- _CHALLENGE_
Please print exactly the lines below, from the start of the material up to and including the line with "W, H = 920, 690", but none of the pictures.

- _COLLECTED DATA_
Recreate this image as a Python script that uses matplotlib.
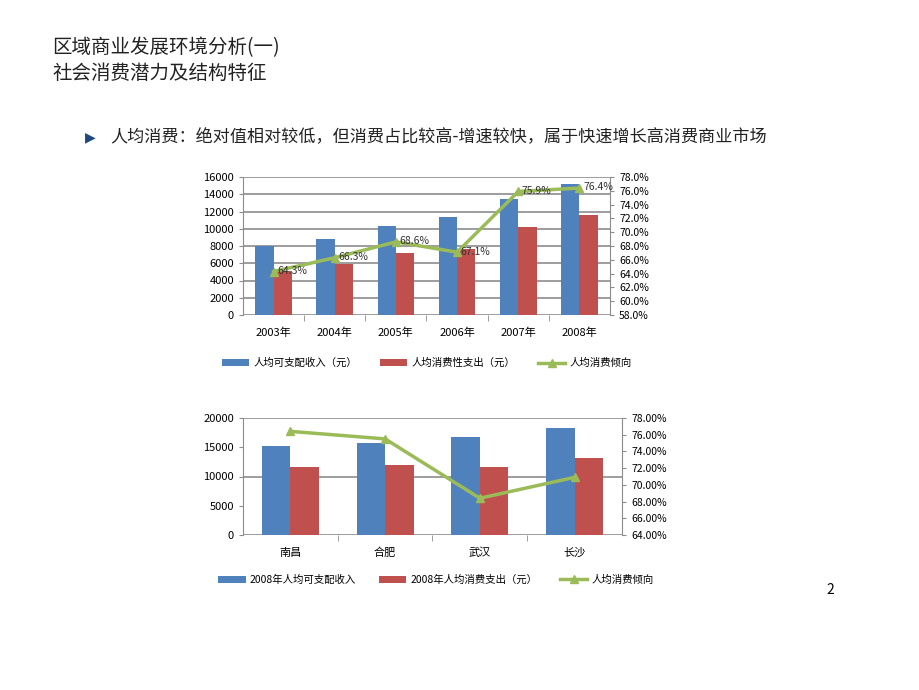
import numpy as np
import matplotlib.pyplot as plt
from matplotlib.ticker import FuncFormatter

plt.rcParams['font.family'] = ['Noto Sans CJK SC', 'DejaVu Sans']

# ---- data: top chart (by year) ----
years = ['2003年', '2004年', '2005年', '2006年', '2007年', '2008年']
income_yr = [7950, 8800, 10300, 11350, 13450, 15200]
spend_yr = [5100, 5900, 7200, 7650, 10200, 11600]
ratio_yr = [64.3, 66.3, 68.6, 67.1, 75.9, 76.4]

# ---- data: bottom chart (by city, 2008) ----
cities = ['南昌', '合肥', '武汉', '长沙']
income_city = [15200, 15700, 16750, 18300]
spend_city = [11600, 11950, 11600, 13150]
ratio_city = [76.4, 75.5, 68.4, 70.9]

BLUE = '#4F81BD'
RED = '#C0504D'
GREEN = '#9BBB59'
W, H = 920, 690


def box(l, t, r, b):
    return [l / W, 1 - b / H, (r - l) / W, (b - t) / H]


def combo(rect, cats, inc, spd, rat, ylim, ystep, rlim, rstep, grid_step,
          rfmt, labels, leg_x, leg_y, data_labels):
    ax = fig.add_axes(rect)
    x = np.arange(len(cats))
    bw = 0.3
    ax.bar(x - bw / 2, inc, bw, color=BLUE, zorder=2, label=labels[0])
    ax.bar(x + bw / 2, spd, bw, color=RED, zorder=2, label=labels[1])
    ax.set_xlim(-0.5, len(cats) - 0.5)
    ax.set_ylim(*ylim)
    ax.set_yticks(np.arange(ylim[0], ylim[1] + 1, ystep))
    for g in np.arange(ylim[0], ylim[1] + 1, grid_step):
        ax.axhline(g, color='#8c8c8c', lw=1.2, zorder=1)
    ax.set_xticks(x)
    ax.set_xticklabels(cats, fontsize=8)
    ax.set_xticks(np.arange(0.5, len(cats) - 0.5), minor=True)
    ax.tick_params(axis='x', which='minor', length=4, color='#8c8c8c')
    ax.tick_params(axis='y', labelsize=8, length=3, color='#8c8c8c')
    ax.tick_params(axis='x', which='major', length=0, pad=9)
    for s in ['top', 'right', 'bottom']:
        ax.spines[s].set_visible(False)
    ax.spines['left'].set_color('#8c8c8c')

    ax2 = ax.twinx()
    ax2.plot(x, rat, color=GREEN, lw=2.5, marker='^', ms=6, zorder=3,
             label=labels[2])
    ax2.set_ylim(*rlim)
    ax2.set_yticks(np.arange(rlim[0], rlim[1] + 0.01, rstep))
    ax2.yaxis.set_major_formatter(FuncFormatter(rfmt))
    ax2.tick_params(axis='y', labelsize=7.5, length=3, color='#8c8c8c')
    for s in ['top', 'left', 'bottom']:
        ax2.spines[s].set_visible(False)
    ax2.spines['right'].set_color('#8c8c8c')
    if data_labels:
        for xi, v in zip(x, rat):
            ax2.text(xi + 0.06, v + 0.1, f'{v:.1f}%', fontsize=7.5,
                     ha='left', va='center', color='#333333', zorder=4)

    h1, l1 = ax.get_legend_handles_labels()
    h2, l2 = ax2.get_legend_handles_labels()
    fig.legend(h1 + h2, l1 + l2, loc='center',
               bbox_to_anchor=(leg_x / W, 1 - leg_y / H),
               ncol=3, frameon=False, fontsize=7.5, handlelength=2.6,
               handletextpad=0.4, columnspacing=2.2)
    return ax, ax2


fig = plt.figure(figsize=(9.2, 6.9), dpi=100)

fig.text(52 / W, 1 - 48 / H, '区域商业发展环境分析(一)', fontsize=14,
         va='center', color='#222222')
fig.text(52 / W, 1 - 73 / H, '社会消费潜力及结构特征', fontsize=14,
         va='center', color='#222222')
fig.text(85 / W, 1 - 137 / H, '▶', fontsize=10, va='center', color='#1F497D',
         family=['DejaVu Sans'])
fig.text(110 / W, 1 - 137 / H,
         '人均消费：绝对值相对较低，但消费占比较高-增速较快，属于快速增长高消费商业市场',
         fontsize=12.3, va='center', color='#222222')

combo(box(243, 177, 610, 315), years, income_yr, spend_yr, ratio_yr,
      (0, 16000), 2000, (58, 78), 2, 2000,
      lambda v, p: f'{v:.1f}%',
      ['人均可支配收入（元）', '人均消费性支出（元）', '人均消费倾向'],
      427, 363, True)

combo(box(243, 418, 622, 535), cities, income_city, spend_city, ratio_city,
      (0, 20000), 5000, (64, 78), 2, 10000,
      lambda v, p: f'{v:.2f}%',
      ['2008年人均可支配收入', '2008年人均消费支出（元）', '人均消费倾向'],
      436, 580, False)

fig.text(830 / W, 1 - 590 / H, '2', fontsize=10, ha='center', va='center')

fig.savefig('out.png', dpi=100, facecolor='white')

- _COMPLETED EXERCISE_
Recreate this image as a Python script that uses matplotlib.
import numpy as np
import matplotlib.pyplot as plt
from matplotlib.ticker import FuncFormatter

plt.rcParams['font.family'] = ['Noto Sans CJK SC', 'DejaVu Sans']

# ---- data: top chart (by year) ----
years = ['2003年', '2004年', '2005年', '2006年', '2007年', '2008年']
income_yr = [7950, 8800, 10300, 11350, 13450, 15200]
spend_yr = [5100, 5900, 7200, 7650, 10200, 11600]
ratio_yr = [64.3, 66.3, 68.6, 67.1, 75.9, 76.4]

# ---- data: bottom chart (by city, 2008) ----
cities = ['南昌', '合肥', '武汉', '长沙']
income_city = [15200, 15700, 16750, 18300]
spend_city = [11600, 11950, 11600, 13150]
ratio_city = [76.4, 75.5, 68.4, 70.9]

BLUE = '#4F81BD'
RED = '#C0504D'
GREEN = '#9BBB59'
W, H = 920, 690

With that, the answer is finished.